Lowell wrote the poem as a young man in 1845, the year after his marriage and it was published in The Boston Courier in December of that year.  Though his student-days reputation at Harvard had been one of a troublemaker Lowell went on to make a name for himself as a poet, critic, and editor.  He was active in the movement to abolish slavery and he saw the role of the poet was to be a prophet who called society to account.  He had that Whig optimism that characterized 19th century liberalism. 
But here is the irony.  Lowell came from a Church family—his father was a Unitarian minister.  Now 19th century Unitarians were not the vague humanists of today but were still well within the Christian orbit.  They were more Arians—Christians who reserved the fullness of Divinity to the Father but seeing Jesus as his Son come to the world to teach us through the scriptures an enlightened path that would lead us to a better world.  Like most New England Protestants, the standard pieces of religious literature in the Lowell home were the Bible and Foxe’s Book of Martyrs, sometimes known as The Acts and Monuments.  This book, first published in 1563 by Anglican clergyman and polemicist John Foxe, recounted a long history of martyrdoms and persecutions stretching back into antiquity in which Foxe managed to make every victim a Protestant—even those long before Luther—and every tyrant an agent of the Pope. Foxe’s Book of Martyrs was standard reading in every English (and New England) home from Puritan times down to the 20th century and it was one of the strongest—if not the strongest—factor in creating an anti-Catholicism that portrayed the Pope as the evil enemy of Christ and his faithful, the Anti-Christ, desirous of forcing his false doctrines on them to the cost of their religious liberty.   The “burning martyrs” to whom Lowell referred in this poem-turned-hymn were the Anglican Divines put to death by burning at the stake under the reign of the Catholic Queen “Bloody” Mary.  The “cause of evil” of which Lowell wrote was Catholicism; the “truth” contrasted with it was Protestantism.  Lowell tells us that innocent and pure Protestant Truth was given the portion of the scaffold by the Catholic Queen—in the wrong—on the throne.  All this makes it a bit ironic that Ms. Sindelar uses this particular hymn as the stirring motivation to win people to the Catholic cause against that evil heir of Bloody Mary, President Obama.  But that is what happens when people don’t know their history. Tut, tut. 
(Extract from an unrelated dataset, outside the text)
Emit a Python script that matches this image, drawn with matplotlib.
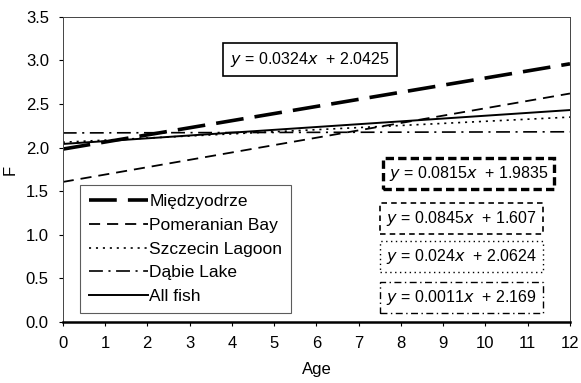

In the Protestant mind of James Russell Lowell, Catholicism with its desire to force its doctrines on good bible-believing Christians is what had threatened religious freedom from the days of those first Protestants—the Apostles—down to his own day.  Lowell saw Protestantism as standing for that freedom of conscience against the tyranny of Catholic Doctrine.  It should make us think for a moment or two. 
Is the freedom that some are seeking in our name the prerogative to impose Catholic doctrine on the larger society—this is the very thing and Lowell and American Protestants had feared from the colonial days of Puritan New England until Vatican II and the Declaration Dignitatis Humanae  that made freedom of conscience a principle of Catholic Doctrine.  There is nothing wrong with winning our countrymen and women to our Catholic faith and its moral principles—indeed to enter into a dialogue leading towards truth is part of our mission as Christ’s Church—but do we truly want to impose unilaterally our principles on others before they come to the truth of the Catholic faith?  Would this not be the true threat to religious liberty when the doctrines and morals of one religious tradition become the standards of the civil and criminal law applicable to all?   As I said in yesterday’s blog, I have my concerns about the Obama Administration’s understanding about the mission of the Church but I am not afraid that my religious liberty is in jeopardy.  To be frank, I am concerned that the religious liberty of others may be in jeopardy due to the extremism of some of my coreligionists.